In the context of figures like Noem and Bondi one observes a tension between personal loyalty and political ambition. Both women possess credentials that extend beyond their association with Trump — credentials that may, at times, place them at odds with the expectation of absolute subordination. Their trajectories highlight the inherent instability of a system in which proximity to power is both a source of opportunity and a potential liability.
The persistent firing of cabinet ministers reflects a broader transformation in the nature of executive governance under the Trump administrations.
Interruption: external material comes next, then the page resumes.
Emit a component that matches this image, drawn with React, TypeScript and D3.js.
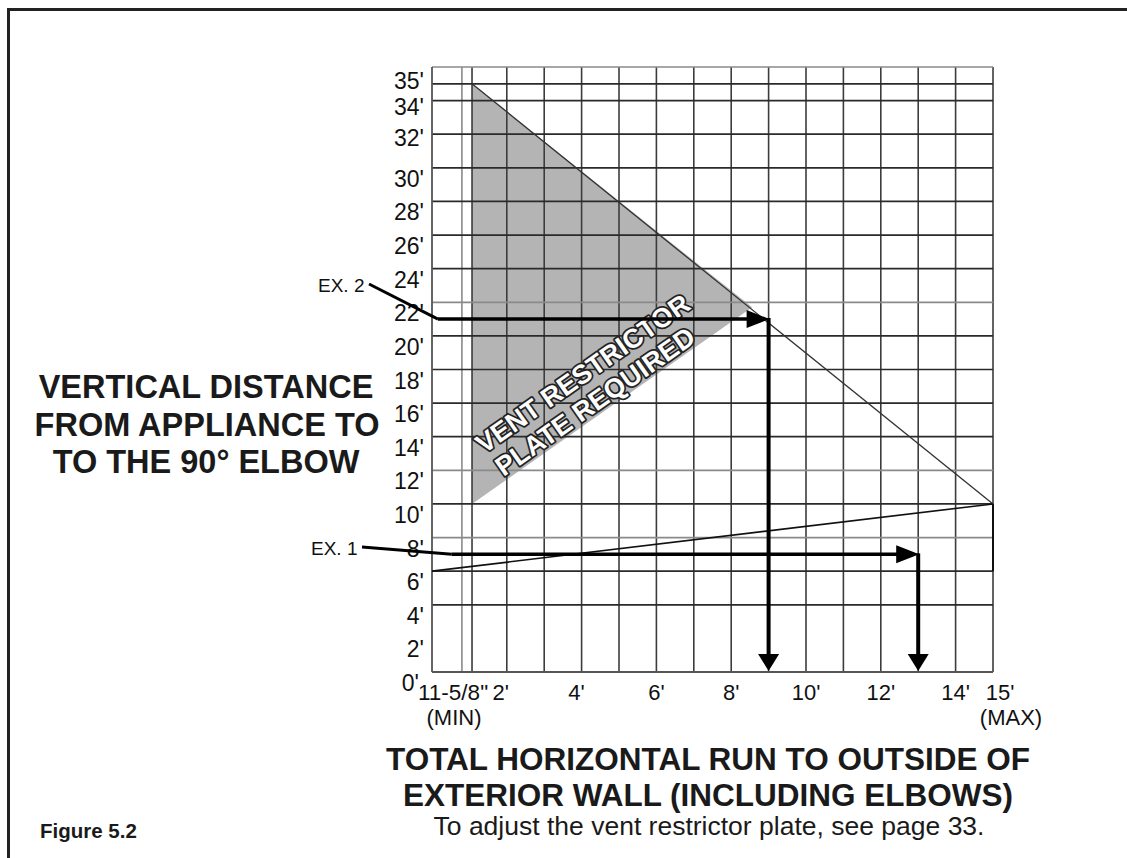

It is a shift away from institutional stability towards a more fluid, personality-driven model — one in which authority is concentrated, relationships are transactional and continuity is subordinated to control.
Whether this model is sustainable remains an open question. It undoubtedly allows for a high degree of responsiveness and adaptability, yet it also risks eroding the very structures that enable effective governance. In the short term it may reinforce the image of a decisive leader. In the long term it may leave behind an executive apparatus weakened by constant upheaval.
For Trump however such considerations may be secondary. The logic of his political style is immediate, performative and centred upon the preservation of personal authority. In that sense, the revolving door of cabinet ministers is not a problem to be solved but a feature to be maintained — an integral component of a presidency defined less by stability than by perpetual motion. That is what makes him so dangerous.